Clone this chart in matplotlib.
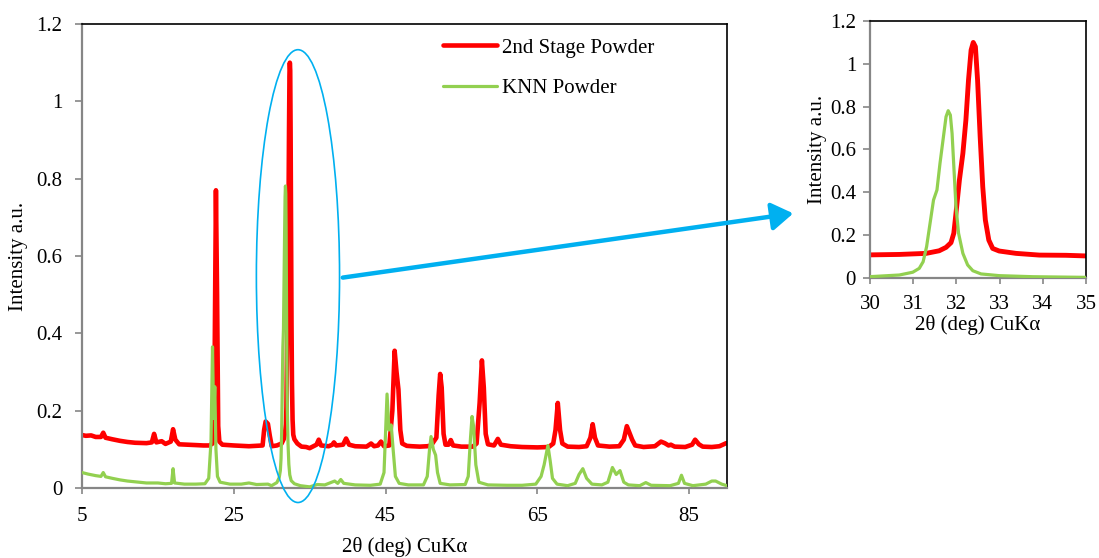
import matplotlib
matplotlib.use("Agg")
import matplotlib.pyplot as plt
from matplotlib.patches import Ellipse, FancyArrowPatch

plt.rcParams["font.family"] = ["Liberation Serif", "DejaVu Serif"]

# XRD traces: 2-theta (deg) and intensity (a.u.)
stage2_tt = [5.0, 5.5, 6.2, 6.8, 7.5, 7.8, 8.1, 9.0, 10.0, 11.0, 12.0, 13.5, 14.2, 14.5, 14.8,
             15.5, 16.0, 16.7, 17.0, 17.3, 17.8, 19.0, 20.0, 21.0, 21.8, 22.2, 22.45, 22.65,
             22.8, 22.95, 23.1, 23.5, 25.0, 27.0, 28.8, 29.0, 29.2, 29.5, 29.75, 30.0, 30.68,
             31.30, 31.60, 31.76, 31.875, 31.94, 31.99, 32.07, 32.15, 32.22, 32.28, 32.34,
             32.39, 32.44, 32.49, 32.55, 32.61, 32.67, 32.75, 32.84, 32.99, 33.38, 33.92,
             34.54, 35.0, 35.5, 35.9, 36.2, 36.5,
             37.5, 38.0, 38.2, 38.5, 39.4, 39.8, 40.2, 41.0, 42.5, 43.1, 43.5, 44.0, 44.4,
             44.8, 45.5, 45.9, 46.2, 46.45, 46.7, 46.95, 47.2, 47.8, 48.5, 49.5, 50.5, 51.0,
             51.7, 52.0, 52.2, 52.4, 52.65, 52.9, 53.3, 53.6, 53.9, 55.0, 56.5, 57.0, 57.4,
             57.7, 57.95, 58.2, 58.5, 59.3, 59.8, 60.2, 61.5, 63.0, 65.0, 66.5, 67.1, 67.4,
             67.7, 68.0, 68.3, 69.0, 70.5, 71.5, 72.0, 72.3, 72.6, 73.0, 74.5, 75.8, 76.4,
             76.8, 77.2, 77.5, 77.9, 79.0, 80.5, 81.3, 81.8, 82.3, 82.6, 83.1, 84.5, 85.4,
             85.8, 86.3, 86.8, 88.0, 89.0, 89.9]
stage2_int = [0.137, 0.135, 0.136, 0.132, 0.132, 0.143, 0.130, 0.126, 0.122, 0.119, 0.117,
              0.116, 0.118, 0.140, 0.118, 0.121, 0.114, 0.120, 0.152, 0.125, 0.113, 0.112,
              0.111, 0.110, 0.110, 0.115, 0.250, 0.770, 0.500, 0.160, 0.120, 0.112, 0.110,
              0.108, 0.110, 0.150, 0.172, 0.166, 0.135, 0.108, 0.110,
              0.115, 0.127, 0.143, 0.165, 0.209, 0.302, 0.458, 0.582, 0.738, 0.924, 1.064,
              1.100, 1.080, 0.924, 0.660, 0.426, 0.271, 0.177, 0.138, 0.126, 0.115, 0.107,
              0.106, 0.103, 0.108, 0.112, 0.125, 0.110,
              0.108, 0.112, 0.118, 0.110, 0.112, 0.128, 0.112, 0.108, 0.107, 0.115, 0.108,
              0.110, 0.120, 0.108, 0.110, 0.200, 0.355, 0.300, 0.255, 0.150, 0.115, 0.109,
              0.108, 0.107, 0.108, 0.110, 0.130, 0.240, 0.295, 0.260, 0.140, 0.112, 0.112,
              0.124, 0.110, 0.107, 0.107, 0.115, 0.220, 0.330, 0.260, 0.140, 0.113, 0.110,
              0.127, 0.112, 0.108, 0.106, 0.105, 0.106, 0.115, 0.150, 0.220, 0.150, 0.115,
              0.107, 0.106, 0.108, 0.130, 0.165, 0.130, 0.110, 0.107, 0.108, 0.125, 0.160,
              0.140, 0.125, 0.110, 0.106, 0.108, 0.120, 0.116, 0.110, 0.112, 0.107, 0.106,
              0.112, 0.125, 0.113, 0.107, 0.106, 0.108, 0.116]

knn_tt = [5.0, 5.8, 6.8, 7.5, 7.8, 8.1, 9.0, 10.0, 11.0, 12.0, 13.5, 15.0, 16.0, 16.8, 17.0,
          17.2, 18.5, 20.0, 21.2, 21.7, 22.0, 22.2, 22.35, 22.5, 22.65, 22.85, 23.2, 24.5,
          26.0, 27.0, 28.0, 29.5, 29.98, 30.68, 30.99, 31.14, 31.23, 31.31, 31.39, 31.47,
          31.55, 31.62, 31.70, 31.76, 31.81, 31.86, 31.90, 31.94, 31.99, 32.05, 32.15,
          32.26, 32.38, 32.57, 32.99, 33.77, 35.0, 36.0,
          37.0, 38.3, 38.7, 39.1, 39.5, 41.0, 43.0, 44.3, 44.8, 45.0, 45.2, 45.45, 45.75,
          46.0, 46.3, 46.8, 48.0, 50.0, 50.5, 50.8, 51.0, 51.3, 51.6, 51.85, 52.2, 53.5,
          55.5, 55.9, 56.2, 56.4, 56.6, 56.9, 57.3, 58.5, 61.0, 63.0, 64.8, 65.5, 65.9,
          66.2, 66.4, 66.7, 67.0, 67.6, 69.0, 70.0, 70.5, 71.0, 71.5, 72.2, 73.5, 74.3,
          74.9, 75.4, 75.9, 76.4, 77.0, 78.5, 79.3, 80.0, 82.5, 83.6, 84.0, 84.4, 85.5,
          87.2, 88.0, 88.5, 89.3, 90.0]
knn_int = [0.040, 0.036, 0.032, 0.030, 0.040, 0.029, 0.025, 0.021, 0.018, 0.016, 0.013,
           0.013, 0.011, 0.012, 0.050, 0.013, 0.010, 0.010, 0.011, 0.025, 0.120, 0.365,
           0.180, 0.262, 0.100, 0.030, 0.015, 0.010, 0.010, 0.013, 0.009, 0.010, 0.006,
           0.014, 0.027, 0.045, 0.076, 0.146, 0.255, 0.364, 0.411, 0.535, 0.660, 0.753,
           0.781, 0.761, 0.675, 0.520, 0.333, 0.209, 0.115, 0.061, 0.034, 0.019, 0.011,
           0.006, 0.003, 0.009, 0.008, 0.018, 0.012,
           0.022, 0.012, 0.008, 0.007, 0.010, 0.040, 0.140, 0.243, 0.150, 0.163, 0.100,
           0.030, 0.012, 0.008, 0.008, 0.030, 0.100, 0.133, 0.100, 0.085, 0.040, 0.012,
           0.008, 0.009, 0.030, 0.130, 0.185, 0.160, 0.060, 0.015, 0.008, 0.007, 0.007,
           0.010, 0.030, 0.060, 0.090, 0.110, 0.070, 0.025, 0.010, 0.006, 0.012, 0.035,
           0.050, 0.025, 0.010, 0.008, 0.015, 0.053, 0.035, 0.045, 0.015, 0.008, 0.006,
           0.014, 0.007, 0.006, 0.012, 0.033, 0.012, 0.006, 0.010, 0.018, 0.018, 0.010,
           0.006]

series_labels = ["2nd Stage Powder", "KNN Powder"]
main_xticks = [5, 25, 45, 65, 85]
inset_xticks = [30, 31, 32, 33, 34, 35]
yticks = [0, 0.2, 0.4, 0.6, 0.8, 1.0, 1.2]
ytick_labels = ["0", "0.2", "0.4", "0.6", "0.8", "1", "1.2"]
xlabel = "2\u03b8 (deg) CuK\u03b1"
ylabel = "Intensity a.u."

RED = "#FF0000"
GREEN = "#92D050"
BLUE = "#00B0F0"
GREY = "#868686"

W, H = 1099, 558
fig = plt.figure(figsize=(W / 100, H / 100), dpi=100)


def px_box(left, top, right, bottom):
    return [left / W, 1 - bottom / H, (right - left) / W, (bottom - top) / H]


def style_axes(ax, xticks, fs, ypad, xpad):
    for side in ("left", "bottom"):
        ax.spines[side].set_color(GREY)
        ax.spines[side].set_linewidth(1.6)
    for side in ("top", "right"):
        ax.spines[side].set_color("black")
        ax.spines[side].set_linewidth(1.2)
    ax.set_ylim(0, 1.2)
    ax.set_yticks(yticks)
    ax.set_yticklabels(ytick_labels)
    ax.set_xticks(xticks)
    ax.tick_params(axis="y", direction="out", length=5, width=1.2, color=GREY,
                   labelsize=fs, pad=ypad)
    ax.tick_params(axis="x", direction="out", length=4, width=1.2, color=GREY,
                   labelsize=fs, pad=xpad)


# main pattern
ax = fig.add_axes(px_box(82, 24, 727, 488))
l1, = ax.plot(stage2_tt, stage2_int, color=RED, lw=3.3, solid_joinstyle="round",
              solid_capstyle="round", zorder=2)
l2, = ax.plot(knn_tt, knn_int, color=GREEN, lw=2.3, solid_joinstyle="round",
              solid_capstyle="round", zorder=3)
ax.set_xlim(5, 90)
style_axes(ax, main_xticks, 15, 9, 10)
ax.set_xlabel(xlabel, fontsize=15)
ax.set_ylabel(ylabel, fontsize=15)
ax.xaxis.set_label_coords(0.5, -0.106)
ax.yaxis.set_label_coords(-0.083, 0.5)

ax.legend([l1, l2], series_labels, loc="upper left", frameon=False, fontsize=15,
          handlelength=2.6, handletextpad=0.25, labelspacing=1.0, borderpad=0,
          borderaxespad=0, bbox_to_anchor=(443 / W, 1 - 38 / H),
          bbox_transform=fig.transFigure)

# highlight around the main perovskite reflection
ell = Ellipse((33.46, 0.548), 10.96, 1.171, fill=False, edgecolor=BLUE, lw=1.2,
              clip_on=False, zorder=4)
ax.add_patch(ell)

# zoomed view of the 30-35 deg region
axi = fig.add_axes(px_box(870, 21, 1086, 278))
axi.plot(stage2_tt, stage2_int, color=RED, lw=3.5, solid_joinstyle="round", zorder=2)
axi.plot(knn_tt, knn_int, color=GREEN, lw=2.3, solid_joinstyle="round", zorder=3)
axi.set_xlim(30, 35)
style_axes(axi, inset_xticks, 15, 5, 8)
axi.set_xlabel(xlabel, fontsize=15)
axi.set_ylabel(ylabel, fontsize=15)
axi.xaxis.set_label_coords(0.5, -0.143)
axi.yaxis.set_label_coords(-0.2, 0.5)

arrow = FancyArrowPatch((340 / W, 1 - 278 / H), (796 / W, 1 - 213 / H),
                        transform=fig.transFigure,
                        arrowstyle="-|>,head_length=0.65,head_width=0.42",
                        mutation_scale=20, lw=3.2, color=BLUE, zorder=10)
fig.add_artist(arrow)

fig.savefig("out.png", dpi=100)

Written instruction:
Wherever the word "matplotlib" occurs in a line of the listing, copy that line.

Solution to this exercise:
Clone this chart in matplotlib.
import matplotlib
matplotlib.use("Agg")
import matplotlib.pyplot as plt
from matplotlib.patches import Ellipse, FancyArrowPatch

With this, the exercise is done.